The James Long man is louche, occasionally scruffy and sexily unkempt. A perfect example comes from his AW11 show, a beautifully soft collection of dusty pink, purple knits and checks that featured glossy black trousers and rich textured coats. A shawl neck jumper’s collar droops so low it appears at first glance to be a cardigan, and it’s worn over a dark blue silky shirt with white dots and a t-shirt beneath. It’s the epitome of nonchalant style.

© Bex Day

Long cites the pencil-mustachioed John Waters as an inspiration and a recent interview with the controversial filmmaker comes to mind, in which he recalls a New York Times magazine cover featuring Jean-Michel Basquiat splashing paint on his Comme des Garçons suit as being the first radical suit moment. This image resonates with the James Long man’s spirit.

“When we see something too proper, if it scares us, we’re going to wreck it basically. That’s where the ruining, the destroying starts. If we see something and we’re like ‘Oh that’s not us, that’s terrifying, that’s not the menswear we’re trying to create,’ or if we look at it and we feel like we’ve seen that before, it’s ‘let’s change the silhouette’. As the head tutor of RCA always said, it’s about training your eye, that’s all there really is to it.”

Is perfection, say a tailored suit, something that scares him and his team? “We were talking about that the other day, it does have its own place. When it’s our own brand it has to be about what we we’re trying to do and what didn’t exist when I first started. If I’m honest yes, a tailored suit does scare me. I sort of see that as an older generation thing and that’s why we started this – I knew that people didn’t want to dress like that.”

“A tailored suit scares me. I see that as an older generation thing and that’s why we started this – I knew that people didn’t want to dress like that"

Other influences include Patti Smith, Edward Scissorhands, David Bowie and Kurt Cobain. “In every collection there’s a Kurt Cobain reference,” Long says. “There’s people that always make it on the board somehow. David Bowie always used to get on there somehow.” Sure enough, Kurt Cobain in striped top, red shades and torn jeans is striking a pose on the mood board.

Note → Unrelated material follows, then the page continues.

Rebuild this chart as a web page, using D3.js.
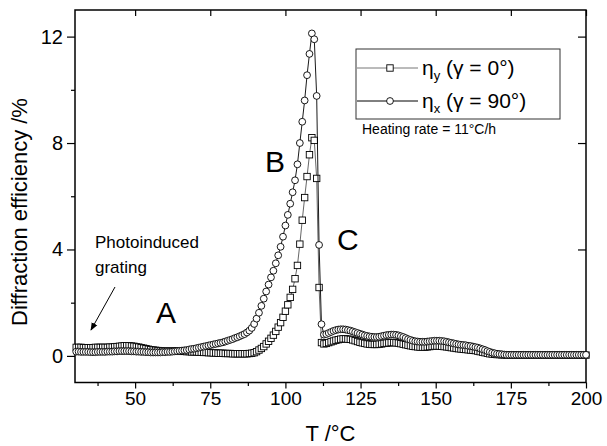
<!DOCTYPE html>
<html>
<head>
<meta charset="utf-8">
<script src="https://cdn.jsdelivr.net/npm/d3@7"></script>
<style>
  body { margin: 0; background: #fff; }
  svg { font-family: "Liberation Sans", Arial, sans-serif; }
</style>
</head>
<body>
<div id="my_dataviz"></div>
<script>
// measurement grid: one point every 0.8 °C starting at 30.4 °C
var tStart = 30.4, tStep = 0.8;

// eta_y (gamma = 0°), squares
var etaY = [
  0.32,0.32,0.32,0.31,0.31,0.31,0.31,0.31,0.32,0.32,
  0.32,0.32,0.32,0.32,0.33,0.33,0.34,0.35,0.36,0.37,
  0.38,0.38,0.38,0.37,0.36,0.34,0.33,0.31,0.29,0.27,
  0.25,0.23,0.22,0.21,0.20,0.19,0.18,0.18,0.18,0.18,
  0.18,0.18,0.18,0.17,0.17,0.17,0.16,0.16,0.15,0.15,
  0.15,0.14,0.14,0.13,0.13,0.12,0.12,0.11,0.11,0.10,
  0.10,0.10,0.09,0.09,0.09,0.08,0.08,0.08,0.08,0.08,
  0.08,0.08,0.09,0.10,0.12,0.16,0.22,0.28,0.35,0.45,
  0.55,0.66,0.78,0.92,1.08,1.25,1.45,1.68,1.92,2.20,
  2.50,2.90,3.40,4.20,5.10,5.95,6.74,7.56,8.20,8.10,
  6.67,2.57,0.50,0.45,0.47,0.50,0.53,0.56,0.59,0.61,
  0.63,0.64,0.64,0.63,0.62,0.60,0.57,0.54,0.51,0.49,
  0.47,0.45,0.44,0.43,0.43,0.43,0.44,0.45,0.47,0.48,
  0.49,0.50,0.50,0.49,0.48,0.46,0.44,0.42,0.40,0.38,
  0.36,0.35,0.34,0.33,0.33,0.33,0.34,0.35,0.36,0.37,
  0.37,0.37,0.36,0.35,0.34,0.33,0.31,0.30,0.28,0.27,
  0.26,0.25,0.24,0.23,0.22,0.21,0.20,0.18,0.16,0.14,
  0.12,0.10,0.08,0.07,0.06,0.05,0.05,0.04,0.04,0.04,
  0.03,0.03,0.03,0.03,0.03,0.03,0.03,0.03,0.03,0.03,
  0.03,0.03,0.03,0.03,0.03,0.03,0.03,0.03,0.03,0.03,
  0.03,0.03,0.03,0.03,0.03,0.03,0.03,0.03,0.03,0.03,
  0.03,0.03,0.03
];

// eta_x (gamma = 90°), circles
var etaX = [
  0.16,0.16,0.15,0.15,0.15,0.15,0.14,0.14,0.14,0.15,
  0.15,0.15,0.15,0.16,0.16,0.16,0.17,0.17,0.18,0.18,
  0.18,0.18,0.18,0.17,0.17,0.16,0.16,0.15,0.15,0.14,
  0.14,0.13,0.13,0.13,0.13,0.13,0.14,0.14,0.15,0.15,
  0.16,0.17,0.18,0.19,0.20,0.21,0.22,0.24,0.26,0.27,
  0.29,0.31,0.33,0.35,0.37,0.39,0.41,0.43,0.45,0.47,
  0.49,0.51,0.54,0.57,0.60,0.63,0.67,0.70,0.74,0.78,
  0.82,0.88,0.95,1.05,1.20,1.40,1.62,1.88,2.15,2.42,
  2.68,2.95,3.20,3.48,3.78,4.10,4.48,4.90,5.30,5.72,
  6.15,6.60,7.20,8.00,8.80,9.60,10.55,11.35,12.12,11.90,
  9.77,4.17,1.19,0.80,0.82,0.86,0.90,0.94,0.97,0.99,
  1.00,1.00,0.99,0.97,0.95,0.92,0.89,0.86,0.83,0.80,
  0.77,0.75,0.73,0.72,0.71,0.71,0.72,0.74,0.76,0.78,
  0.79,0.80,0.80,0.79,0.77,0.74,0.71,0.67,0.63,0.60,
  0.57,0.55,0.54,0.53,0.53,0.53,0.54,0.55,0.56,0.57,
  0.57,0.57,0.56,0.55,0.53,0.51,0.49,0.47,0.45,0.43,
  0.42,0.41,0.40,0.38,0.37,0.35,0.33,0.31,0.28,0.25,
  0.22,0.18,0.15,0.12,0.10,0.08,0.07,0.06,0.05,0.04,
  0.04,0.04,0.04,0.04,0.04,0.04,0.04,0.04,0.04,0.04,
  0.04,0.04,0.04,0.04,0.04,0.04,0.04,0.04,0.04,0.04,
  0.04,0.04,0.04,0.04,0.04,0.04,0.04,0.04,0.04,0.04,
  0.04,0.04,0.04
];

var xTicks = [50, 75, 100, 125, 150, 175, 200];
var xMinor = [37.5, 62.5, 87.5, 112.5, 137.5, 162.5, 187.5];
var yTicks = [0, 4, 8, 12];
var yMinor = [2, 6, 10];

var temps = etaY.map(function(d, i) { return +(tStart + i * tStep).toFixed(1); });

var W = 607, H = 446;
var plotL = 75, plotR = 586, plotT = 10, plotB = 382.5;

var svg = d3.select("#my_dataviz")
  .append("svg")
    .attr("width", W)
    .attr("height", H);

var x = d3.scaleLinear().domain([30, 200]).range([plotL, plotR]);
var y = d3.scaleLinear().domain([-1, 13]).range([plotB, plotT]);

// bottom axis, ticks outside
svg.append("g")
  .attr("transform", "translate(0," + plotB + ")")
  .call(d3.axisBottom(x).tickValues(xTicks).tickSize(6).tickSizeOuter(0).tickPadding(3))
  .call(function(g) { g.select(".domain").remove(); })
  .selectAll("text").style("font-size", "19px").attr("fill", "#000");
svg.append("g")
  .attr("transform", "translate(0," + plotB + ")")
  .call(d3.axisBottom(x).tickValues(xMinor).tickSize(3.5).tickFormat(""))
  .call(function(g) { g.select(".domain").remove(); });

// left axis, ticks outside
svg.append("g")
  .attr("transform", "translate(" + plotL + ",0)")
  .call(d3.axisLeft(y).tickValues(yTicks).tickSize(8).tickSizeOuter(0).tickPadding(4))
  .call(function(g) { g.select(".domain").remove(); })
  .selectAll("text").style("font-size", "20px").attr("fill", "#000");
svg.append("g")
  .attr("transform", "translate(" + plotL + ",0)")
  .call(d3.axisLeft(y).tickValues(yMinor).tickSize(4).tickFormat(""))
  .call(function(g) { g.select(".domain").remove(); });

// top and right axes, ticks inside, no labels
svg.append("g")
  .attr("transform", "translate(0," + plotT + ")")
  .call(d3.axisBottom(x).tickValues(xTicks).tickSize(6).tickFormat(""))
  .call(function(g) { g.select(".domain").remove(); });
svg.append("g")
  .attr("transform", "translate(" + plotR + ",0)")
  .call(d3.axisLeft(y).tickValues(yTicks).tickSize(8).tickFormat(""))
  .call(function(g) { g.select(".domain").remove(); });

svg.selectAll(".tick line").attr("stroke", "#000").attr("stroke-width", 1.2);

// frame
svg.append("rect")
  .attr("x", plotL).attr("y", plotT)
  .attr("width", plotR - plotL).attr("height", plotB - plotT)
  .attr("fill", "none")
  .attr("stroke", "#000")
  .attr("stroke-width", 1.5);

// axis titles
svg.append("text")
  .attr("x", (plotL + plotR) / 2)
  .attr("y", 441)
  .attr("text-anchor", "middle")
  .style("font-size", "22px")
  .text("T /°C");

svg.append("text")
  .attr("transform", "translate(27," + 212 + ") rotate(-90)")
  .attr("text-anchor", "middle")
  .style("font-size", "22px")
  .text("Diffraction efficiency /%");

var dataY = temps.map(function(t, i) { return {t: t, v: etaY[i]}; });
var dataX = temps.map(function(t, i) { return {t: t, v: etaX[i]}; });

var line = d3.line()
  .x(function(d) { return x(d.t); })
  .y(function(d) { return y(d.v); });

// eta_y: grey line with open squares
svg.append("path")
  .datum(dataY)
  .attr("d", line)
  .attr("fill", "none")
  .attr("stroke", "#555")
  .attr("stroke-width", 0.9);

var sq = 6.4;
svg.append("g")
  .selectAll("rect")
  .data(dataY)
  .join("rect")
    .attr("x", function(d) { return x(d.t) - sq / 2; })
    .attr("y", function(d) { return y(d.v) - sq / 2; })
    .attr("width", sq)
    .attr("height", sq)
    .attr("fill", "#fff")
    .attr("stroke", "#000")
    .attr("stroke-width", 0.9);

// eta_x: black line with open circles
svg.append("path")
  .datum(dataX)
  .attr("d", line)
  .attr("fill", "none")
  .attr("stroke", "#000")
  .attr("stroke-width", 0.9);

svg.append("g")
  .selectAll("circle")
  .data(dataX)
  .join("circle")
    .attr("cx", function(d) { return x(d.t); })
    .attr("cy", function(d) { return y(d.v); })
    .attr("r", 3.4)
    .attr("fill", "#fff")
    .attr("stroke", "#000")
    .attr("stroke-width", 0.9);

// legend
var lg = svg.append("g");
lg.append("rect")
  .attr("x", 356).attr("y", 49)
  .attr("width", 204).attr("height", 70)
  .attr("fill", "#fff")
  .attr("stroke", "#333")
  .attr("stroke-width", 1);

lg.append("line")
  .attr("x1", 357).attr("x2", 418).attr("y1", 68).attr("y2", 68)
  .attr("stroke", "#777").attr("stroke-width", 1);
lg.append("rect")
  .attr("x", 390 - sq / 2).attr("y", 68 - sq / 2)
  .attr("width", sq).attr("height", sq)
  .attr("fill", "#fff").attr("stroke", "#000").attr("stroke-width", 0.9);

lg.append("line")
  .attr("x1", 357).attr("x2", 418).attr("y1", 101).attr("y2", 101)
  .attr("stroke", "#000").attr("stroke-width", 1);
lg.append("circle")
  .attr("cx", 390).attr("cy", 101).attr("r", 3.4)
  .attr("fill", "#fff").attr("stroke", "#000").attr("stroke-width", 0.9);

function legendLabel(yy, sub, rest) {
  var t = lg.append("text")
    .attr("x", 422).attr("y", yy)
    .style("font-size", "21px");
  t.append("tspan").text("η");
  t.append("tspan").attr("dy", 5).style("font-size", "13px").text(sub);
  t.append("tspan").attr("dy", -5).text(" " + rest);
}
legendLabel(75, "y", "(γ = 0°)");
legendLabel(108, "x", "(γ = 90°)");

svg.append("text")
  .attr("x", 362).attr("y", 134)
  .style("font-size", "14px")
  .text("Heating rate = 11°C/h");

// annotations
svg.append("text").attr("x", 156).attr("y", 323).style("font-size", "30px").text("A");
svg.append("text").attr("x", 265).attr("y", 172).style("font-size", "30px").text("B");
svg.append("text").attr("x", 337).attr("y", 250).style("font-size", "30px").text("C");

svg.append("text").attr("x", 95).attr("y", 248).style("font-size", "17px").text("Photoinduced");
svg.append("text").attr("x", 95).attr("y", 273).style("font-size", "17px").text("grating");

svg.append("defs").append("marker")
  .attr("id", "arrow")
  .attr("viewBox", "0 0 10 10")
  .attr("refX", 9).attr("refY", 5)
  .attr("markerWidth", 8).attr("markerHeight", 8)
  .attr("markerUnits", "userSpaceOnUse")
  .attr("orient", "auto")
  .append("path")
    .attr("d", "M0,1 L10,5 L0,9 Z")
    .attr("fill", "#000");

svg.append("line")
  .attr("x1", 115).attr("y1", 287)
  .attr("x2", 91).attr("y2", 330)
  .attr("stroke", "#000")
  .attr("stroke-width", 1)
  .attr("marker-end", "url(#arrow)");
</script>
</body>
</html>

Sportswear became a key element in the James Long look for a couple of seasons, with spring/summer 14 ushering in an ice-cool reincarnation. Zip-up mesh jackets, toggled hoodies and cycling tops came with lightweight, loose-fitting shorts. Horizontal-striped knits and crisp white shirts featured rows of woven plastic wire in black and royal blue. The sporting theme was then pushed into darker, more experimental territory for autumn/winter of the same year with loose-fit mesh joggers, sweatshirts with satin inserts and head-to- toe puckered and quilted tech fabrics in primary colours.

Skater boys and beach bums in worn-in denim strapped with primary-coloured tape, loose-fitting striped hoodies and socks and sliders followed for summer 2015, and for winter – the season hitting the shops right now – look out for grey marl joggers with blue paisley-style embroidery, panels of black mesh and strips of black haphazardly attached and wrapped around the leg, shearling on denim and leather jackets and jumpers undid from neckline to bicep – a feature to expect more of next summer.

With such an array of styles and fabrics, pinpointing singular influences is hard for Long. “Everything I do is so mashed up, a bit of this and that, denim, some Victorian frill, the spirit of the 60s mixed with the 90s, or embroidery with sports references from the 80s to make it new and modern. We try and make things modern, otherwise you’re just doing pastiche.”

What’s clear is that creating, designing, making – these things are a way of life for Long. He doesn’t seem to have an off switch. “It’s constant,” he admits. “But in a really great way.”